Measurement and verification (M&V) on the projects is the key to assuring savings realization and persistence. Perceived as a weakness or burdensome added cost in the early years of the program, M&V has become a strength. All energy conservation measures (ECMs) have some form of measurement – defined as a measured baseline establishment followed by at least one measurement of the main energy-saving parameter taken in the performance period for each ECM. The government’s in-house energy consulting office, the Federal Energy Management Program (FEMP), now recommends measurement of these “Option A” M&V ECMs throughout the contract term, usually annually. Moreover, a significantly higher percentage of projects are now characterized by more ambitious M&V, including Option B (all parameter measurement) for most generation (including renewable) and some efficiency measures, and more frequent Option C (whole facility utility bill analysis) for “deep retrofit” projects with multiple, interactive ECMs. Coincident with this progress in M&V has been a much greater embracing of ESPC by the federal agencies, resulting in the enormous rate of projects now executed. 

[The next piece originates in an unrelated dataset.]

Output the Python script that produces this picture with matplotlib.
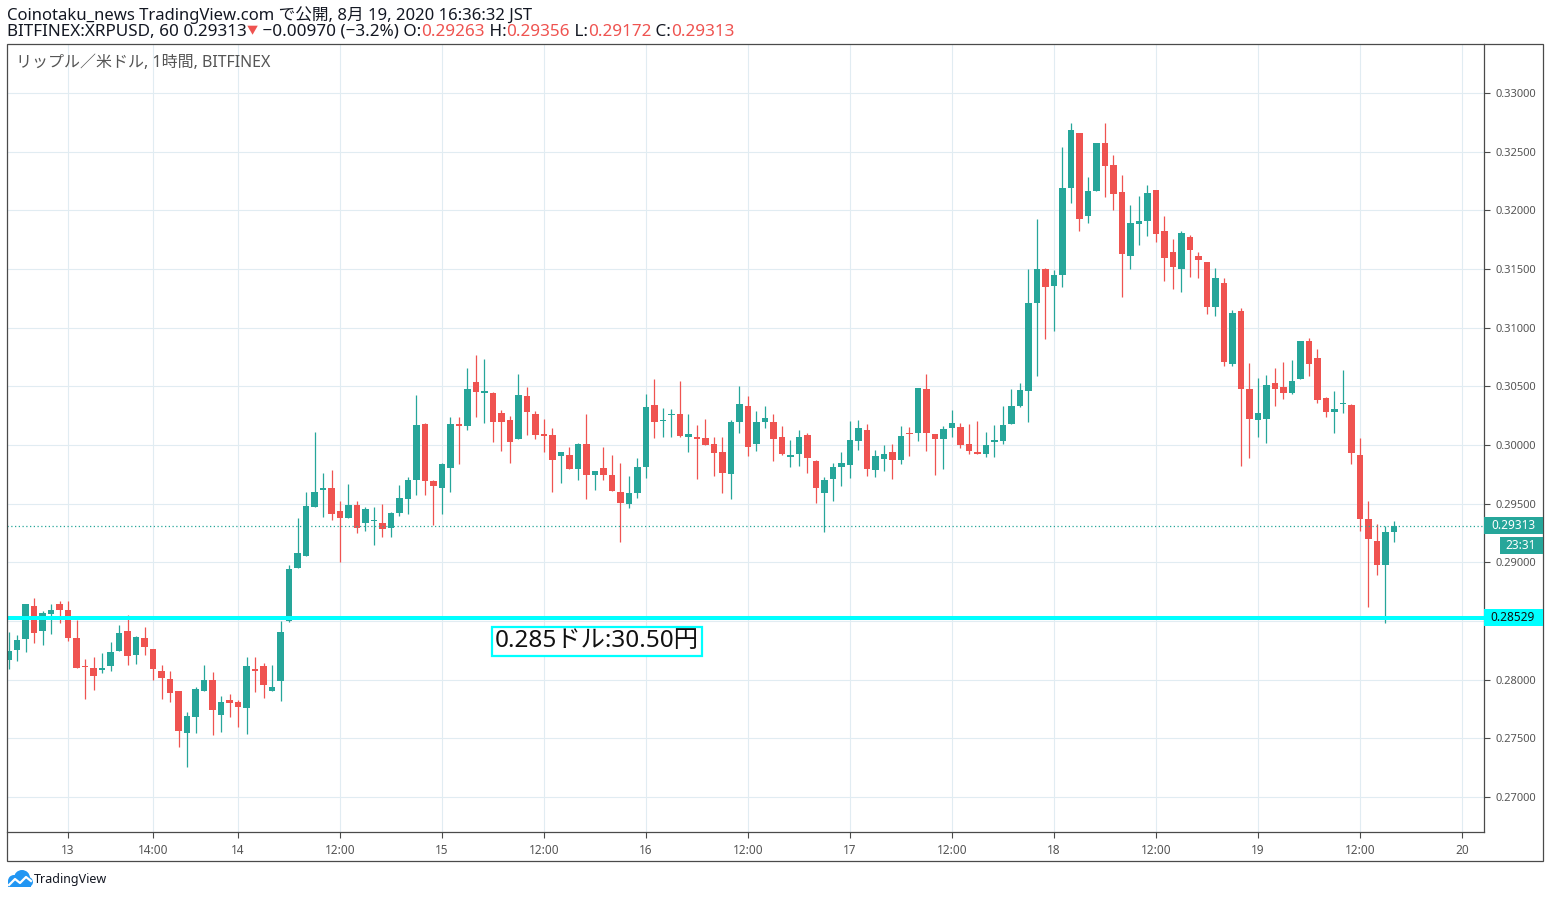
import numpy as np
import matplotlib
matplotlib.use("Agg")
import matplotlib.pyplot as plt
from matplotlib.patches import Rectangle, Circle
from matplotlib.ticker import FuncFormatter
from matplotlib.transforms import blended_transform_factory

plt.rcParams['font.family'] = ['Noto Sans', 'Noto Sans CJK JP', 'DejaVu Sans']

# XRP/USD 1h candles (Bitfinex), hour index 0 = the "13" axis label
first_hour = -7
opens = [
    0.28171, 0.28256, 0.28348, 0.28624, 0.28416, 0.28559, 0.28641, 0.28598, 0.28354, 0.28115,
    0.28101, 0.28079, 0.28121, 0.28247, 0.28413, 0.28213, 0.28354, 0.28261, 0.28076, 0.28008,
    0.27907, 0.27548, 0.27682, 0.27902, 0.28000, 0.27699, 0.27831, 0.27806, 0.27758, 0.28093,
    0.28118, 0.27902, 0.27986, 0.28500, 0.28956, 0.29058, 0.29472, 0.29615, 0.29630, 0.29435,
    0.29379, 0.29486, 0.29337, 0.29356, 0.29334, 0.29294, 0.29421, 0.29539, 0.29698, 0.30177,
    0.29697, 0.29632, 0.29803, 0.30177, 0.30162, 0.30536, 0.30444, 0.30442, 0.30271, 0.30211,
    0.30051, 0.30416, 0.30262, 0.30091, 0.30083, 0.29906, 0.29912, 0.29795, 0.30006, 0.29744,
    0.29801, 0.29741, 0.29604, 0.29496, 0.29590, 0.29812, 0.30345, 0.30202, 0.30254, 0.30268,
    0.30066, 0.30071, 0.30063, 0.30011, 0.29943, 0.29749, 0.30194, 0.30336, 0.30006, 0.30194,
    0.30199, 0.30071, 0.29895, 0.29920, 0.30088, 0.29866, 0.29587, 0.29707, 0.29809, 0.29826,
    0.30031, 0.30131, 0.29784, 0.29878, 0.29943, 0.29869, 0.30099, 0.30099, 0.30480, 0.30097,
    0.30048, 0.30142, 0.30156, 0.30011, 0.29943, 0.29920, 0.30023, 0.30031, 0.30176, 0.30330,
    0.30463, 0.31207, 0.31500, 0.31352, 0.31445, 0.32188, 0.32662, 0.31950, 0.32163, 0.32577,
    0.32390, 0.32160, 0.31610, 0.31882, 0.31908, 0.32177, 0.31820, 0.31641, 0.31499, 0.31777,
    0.31607, 0.31556, 0.31176, 0.31377, 0.30691, 0.31139, 0.30475, 0.30214, 0.30219, 0.30531,
    0.30497, 0.30446, 0.30565, 0.30889, 0.30744, 0.30403, 0.30278, 0.30347, 0.30344, 0.29918,
    0.29372, 0.29185, 0.28974, 0.29263,
]
highs = [
    0.28405, 0.28379, 0.28649, 0.28700, 0.28582, 0.28641, 0.28674, 0.28674, 0.28511, 0.28177,
    0.28194, 0.28228, 0.28320, 0.28464, 0.28548, 0.28371, 0.28447, 0.28261, 0.28126, 0.28076,
    0.27907, 0.27722, 0.27941, 0.28126, 0.28067, 0.27857, 0.27874, 0.27831, 0.28194, 0.28194,
    0.28143, 0.28126, 0.28500, 0.28979, 0.29376, 0.29596, 0.30111, 0.29765, 0.29790, 0.29520,
    0.29672, 0.29520, 0.29475, 0.29469, 0.29494, 0.29427, 0.29663, 0.29731, 0.30425, 0.30185,
    0.29706, 0.29849, 0.30236, 0.30236, 0.30655, 0.30766, 0.30732, 0.30450, 0.30296, 0.30245,
    0.30604, 0.30493, 0.30288, 0.30219, 0.30142, 0.29937, 0.29980, 0.30014, 0.30262, 0.29783,
    0.29980, 0.29912, 0.29843, 0.29732, 0.29886, 0.30433, 0.30567, 0.30319, 0.30311, 0.30550,
    0.30268, 0.30174, 0.30225, 0.30071, 0.30071, 0.30217, 0.30499, 0.30422, 0.30293, 0.30336,
    0.30268, 0.30165, 0.30046, 0.30131, 0.30105, 0.29875, 0.29729, 0.29849, 0.29943, 0.30208,
    0.30217, 0.30182, 0.29960, 0.30003, 0.30011, 0.30165, 0.30156, 0.30489, 0.30608, 0.30097,
    0.30165, 0.30301, 0.30190, 0.30182, 0.30207, 0.30114, 0.30173, 0.30330, 0.30480, 0.30531,
    0.31500, 0.31929, 0.31509, 0.31491, 0.32543, 0.32747, 0.32662, 0.32288, 0.32577, 0.32747,
    0.32475, 0.32305, 0.32049, 0.32126, 0.32219, 0.32177, 0.31956, 0.31760, 0.31820, 0.31794,
    0.31649, 0.31556, 0.31505, 0.31420, 0.31147, 0.31164, 0.30697, 0.30569, 0.30599, 0.30659,
    0.30710, 0.30727, 0.30889, 0.30915, 0.30821, 0.30412, 0.30463, 0.30642, 0.30352, 0.30063,
    0.29526, 0.29330, 0.29310, 0.29356,
]
lows = [
    0.28087, 0.28163, 0.28239, 0.28315, 0.28298, 0.28391, 0.28483, 0.28332, 0.28096, 0.27834,
    0.27910, 0.28053, 0.28070, 0.28247, 0.28129, 0.28138, 0.28213, 0.27994, 0.27834, 0.27809,
    0.27430, 0.27253, 0.27548, 0.27902, 0.27531, 0.27556, 0.27682, 0.27598, 0.27539, 0.27893,
    0.27843, 0.27902, 0.27817, 0.28492, 0.28956, 0.29058, 0.29472, 0.29387, 0.29362, 0.28999,
    0.29379, 0.29252, 0.29269, 0.29151, 0.29218, 0.29218, 0.29396, 0.29413, 0.29573, 0.29573,
    0.29317, 0.29413, 0.29598, 0.29838, 0.30128, 0.30239, 0.30188, 0.30023, 0.29949, 0.29846,
    0.30051, 0.30085, 0.30051, 0.29940, 0.29598, 0.29675, 0.29795, 0.29701, 0.29538, 0.29615,
    0.29701, 0.29607, 0.29171, 0.29462, 0.29547, 0.29718, 0.30057, 0.30066, 0.30066, 0.30066,
    0.29937, 0.29707, 0.29997, 0.29732, 0.29587, 0.29536, 0.30100, 0.29903, 0.29946, 0.30142,
    0.29860, 0.29912, 0.29809, 0.29818, 0.29758, 0.29510, 0.29262, 0.29519, 0.29647, 0.29715,
    0.29955, 0.29733, 0.29724, 0.29776, 0.29710, 0.29835, 0.29903, 0.30031, 0.29946, 0.29741,
    0.29793, 0.30065, 0.29972, 0.29920, 0.29920, 0.29895, 0.29895, 0.30006, 0.30176, 0.30321,
    0.30199, 0.30591, 0.30906, 0.30972, 0.31346, 0.32066, 0.31822, 0.31891, 0.32163, 0.32112,
    0.32001, 0.31261, 0.31499, 0.31703, 0.31780, 0.31729, 0.31397, 0.31329, 0.31303, 0.31431,
    0.31423, 0.31113, 0.31099, 0.30674, 0.30674, 0.29823, 0.29891, 0.30070, 0.30014, 0.30330,
    0.30395, 0.30438, 0.30565, 0.30591, 0.30361, 0.30241, 0.30099, 0.30270, 0.29835, 0.29264,
    0.28616, 0.28889, 0.28480, 0.29172,
]
closes = [
    0.28244, 0.28337, 0.28649, 0.28399, 0.28565, 0.28590, 0.28593, 0.28357, 0.28104, 0.28110,
    0.28028, 0.28101, 0.28236, 0.28396, 0.28205, 0.28362, 0.28281, 0.28087, 0.28011, 0.27885,
    0.27564, 0.27688, 0.27924, 0.28000, 0.27742, 0.27806, 0.27801, 0.27767, 0.28118, 0.28070,
    0.27952, 0.27938, 0.28405, 0.28945, 0.29080, 0.29477, 0.29604, 0.29638, 0.29410, 0.29379,
    0.29486, 0.29294, 0.29452, 0.29362, 0.29286, 0.29418, 0.29545, 0.29706, 0.30168, 0.29692,
    0.29649, 0.29841, 0.30177, 0.30162, 0.30481, 0.30453, 0.30459, 0.30197, 0.30197, 0.30026,
    0.30425, 0.30282, 0.30085, 0.30077, 0.29872, 0.29937, 0.29795, 0.30006, 0.29744, 0.29775,
    0.29744, 0.29607, 0.29504, 0.29595, 0.29809, 0.30322, 0.30194, 0.30208, 0.30268, 0.30074,
    0.30097, 0.30048, 0.29997, 0.29929, 0.29758, 0.30199, 0.30353, 0.29980, 0.30199, 0.30234,
    0.30048, 0.29920, 0.29917, 0.30071, 0.29886, 0.29630, 0.29704, 0.29815, 0.29849, 0.30046,
    0.30148, 0.29793, 0.29909, 0.29926, 0.29869, 0.30080, 0.30091, 0.30489, 0.30099, 0.30048,
    0.30139, 0.30190, 0.29997, 0.29946, 0.29920, 0.30003, 0.30045, 0.30173, 0.30330, 0.30472,
    0.31213, 0.31500, 0.31344, 0.31445, 0.32194, 0.32687, 0.31925, 0.32168, 0.32577, 0.32375,
    0.32137, 0.31627, 0.31896, 0.31913, 0.32151, 0.31797, 0.31593, 0.31516, 0.31803, 0.31661,
    0.31576, 0.31176, 0.31420, 0.30708, 0.31122, 0.30478, 0.30223, 0.30271, 0.30514, 0.30480,
    0.30446, 0.30548, 0.30889, 0.30693, 0.30386, 0.30278, 0.30310, 0.30352, 0.29929, 0.29366,
    0.29196, 0.28974, 0.29261, 0.29313,
]

tick_hours = [0, 10, 20, 32, 44, 56, 68, 80, 92, 104, 116, 128, 140, 152, 164]
tick_labels = ["13", "14:00", "14", "12:00", "15", "12:00", "16", "12:00",
               "17", "12:00", "18", "12:00", "19", "12:00", "20"]
price_ticks = [0.270, 0.275, 0.280, 0.285, 0.290, 0.295, 0.300,
               0.305, 0.310, 0.315, 0.320, 0.325, 0.330]
last_price = 0.29313
support = 0.28529
countdown = "23:31"
note = "0.285ドル:30.50円"
note_hour, note_price = 62.2, 0.28326

header1 = "Coinotaku_news TradingView.com で公開, 8月 19, 2020 16:36:32 JST"
# (text, colour key, font size)
header2 = [("BITFINEX:XRPUSD, 60 0.29313", "k", 12.3), ("▼", "r", 8),
           (" −0.00970 (−3.2%) O:", "k", 12.3), ("0.29263", "r", 12.3),
           (" H:", "k", 12.3), ("0.29356", "r", 12.3), (" L:", "k", 12.3),
           ("0.29172", "r", 12.3), (" C:", "k", 12.3), ("0.29313", "r", 12.3)]
legend_text = "リップル／米ドル, 1時間, BITFINEX"

GREEN = "#26a69a"
RED = "#ef5350"
CYAN = "#00ffff"
GRID = "#e1ecf2"
AXIS = "#4a4a4a"
TEXT = "#131722"

W, H = 1550, 898
fig = plt.figure(figsize=(W / 100, H / 100), dpi=100)
fig.patch.set_facecolor("white")

# outer frame of the widget
fig.add_artist(Rectangle((7 / W, 1 - 861 / H), 1536 / W, 817 / H,
                         transform=fig.transFigure, fill=False, ec=AXIS, lw=0.9))

ax = fig.add_axes([7 / W, 1 - 832 / H, 1477 / W, 788 / H])
ax.set_xlim(-7.18, 166.6)
ax.set_ylim(0.26702, 0.33418)

x = np.arange(len(opens)) + first_hour
o = np.array(opens)
h = np.array(highs)
l = np.array(lows)
c = np.array(closes)
colors = np.where(c >= o, GREEN, RED)

ax.vlines(x, l, h, colors=colors, lw=0.9, zorder=2)
body_low = np.minimum(o, c)
body_h = np.maximum(np.abs(c - o), 0.00009)
ax.bar(x, body_h, bottom=body_low, width=0.78, color=colors, lw=0, zorder=3)

ax.axhline(support, color=CYAN, lw=2.9, zorder=4)
ax.axhline(last_price, color=GREEN, lw=0.9, ls=(0, (1, 2)), zorder=4)

ax.text(note_hour, note_price, note, fontsize=17.5, ha="center", va="center",
        color="#111111", zorder=5,
        bbox=dict(boxstyle="square,pad=0.12", fc="white", ec=CYAN, lw=1.6))

# axes styling
ax.set_xticks(tick_hours)
ax.set_xticklabels(tick_labels)
ax.set_yticks(price_ticks)
# the 0.285 label sits under the support-line badge
ax.yaxis.set_major_formatter(FuncFormatter(
    lambda v, pos: "" if abs(v - support) < 0.001 else f"{v:.5f}"))
ax.yaxis.tick_right()
ax.grid(True, color=GRID, lw=0.8)
ax.set_axisbelow(True)
ax.tick_params(axis="x", direction="out", length=4, width=0.8, color=AXIS,
               labelsize=8.5, labelcolor="#555555", pad=5)
ax.tick_params(axis="y", direction="out", length=4, width=0.8, color=AXIS,
               labelsize=8, labelcolor="#555555", pad=4)
for side in ("top", "left"):
    ax.spines[side].set_visible(False)
for side in ("right", "bottom"):
    ax.spines[side].set_color(AXIS)
    ax.spines[side].set_linewidth(0.9)

# price-axis badges
tr = blended_transform_factory(fig.transFigure, ax.transData)
lab_h = 0.00150
fig.add_artist(Rectangle((1484 / W, last_price - lab_h / 2), 59 / W, lab_h,
                         transform=tr, fc=GREEN, ec="none"))
fig.text(1513 / W, last_price, "0.29313", transform=tr, ha="center", va="center",
         color="white", fontsize=8.5, fontweight="bold")
cd_y = last_price - 0.00168
fig.add_artist(Rectangle((1500 / W, cd_y - lab_h / 2), 43 / W, lab_h,
                         transform=tr, fc=GREEN, ec="none"))
fig.text(1521 / W, cd_y, countdown, transform=tr, ha="center", va="center",
         color="white", fontsize=8.5, fontweight="bold")
fig.add_artist(Rectangle((1484 / W, support - lab_h / 2), 59 / W, lab_h,
                         transform=tr, fc=CYAN, ec="none"))
fig.text(1513 / W, support, "0.28529", transform=tr, ha="center", va="center",
         color="#111111", fontsize=8.5)

# header lines
renderer = fig.canvas.get_renderer()


def text_width(s, size):
    # width including leading/trailing spaces
    probe = fig.text(0, 0, s + "x", fontsize=size)
    ref = fig.text(0, 0, "x", fontsize=size)
    w = probe.get_window_extent(renderer).width - ref.get_window_extent(renderer).width
    probe.remove()
    ref.remove()
    return w


fig.text(7 / W, 1 - 15 / H, header1, fontsize=12, color=TEXT, va="center")
xpos = 7
for s, col, size in header2:
    fig.text(xpos / W, 1 - 32 / H, s, fontsize=size, va="center",
             color=RED if col == "r" else TEXT)
    xpos += text_width(s, size)

fig.text(16 / W, 1 - 63 / H, legend_text, fontsize=11.5, color="#555555", va="center")

# TradingView mark
logo = fig.add_axes([6 / W, 1 - 890 / H, 27 / W, 22 / H])
logo.set_xlim(0, 27)
logo.set_ylim(0, 22)
logo.axis("off")
for cx, cy, r in [(8, 9, 6), (16, 12, 8), (22, 8, 5)]:
    logo.add_patch(Circle((cx, cy), r, fc="#2196f3", ec="none"))
logo.add_patch(Rectangle((2, 3), 23, 6, fc="#2196f3", ec="none"))
logo.plot([3, 9, 14, 20, 25], [5, 11, 7, 13, 9], color="white", lw=1.6)
fig.text(34 / W, 1 - 880 / H, "TradingView", fontsize=9, color=TEXT, va="center")

fig.savefig("out.png", dpi=100)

This paper traces the evolution of M&V in federal ESPC and argues that the heightened credibility of the savings has contributed significantly to the procurement vehicle’s long-term viability. This focus on savings integrity via M&V has been learned over two decades for U.S. federal ESPC, but countries with developing ESPC markets would be wise to emphasize it as their markets emerge, allowing them to avoid some of the “growing pains” experienced in the U.S.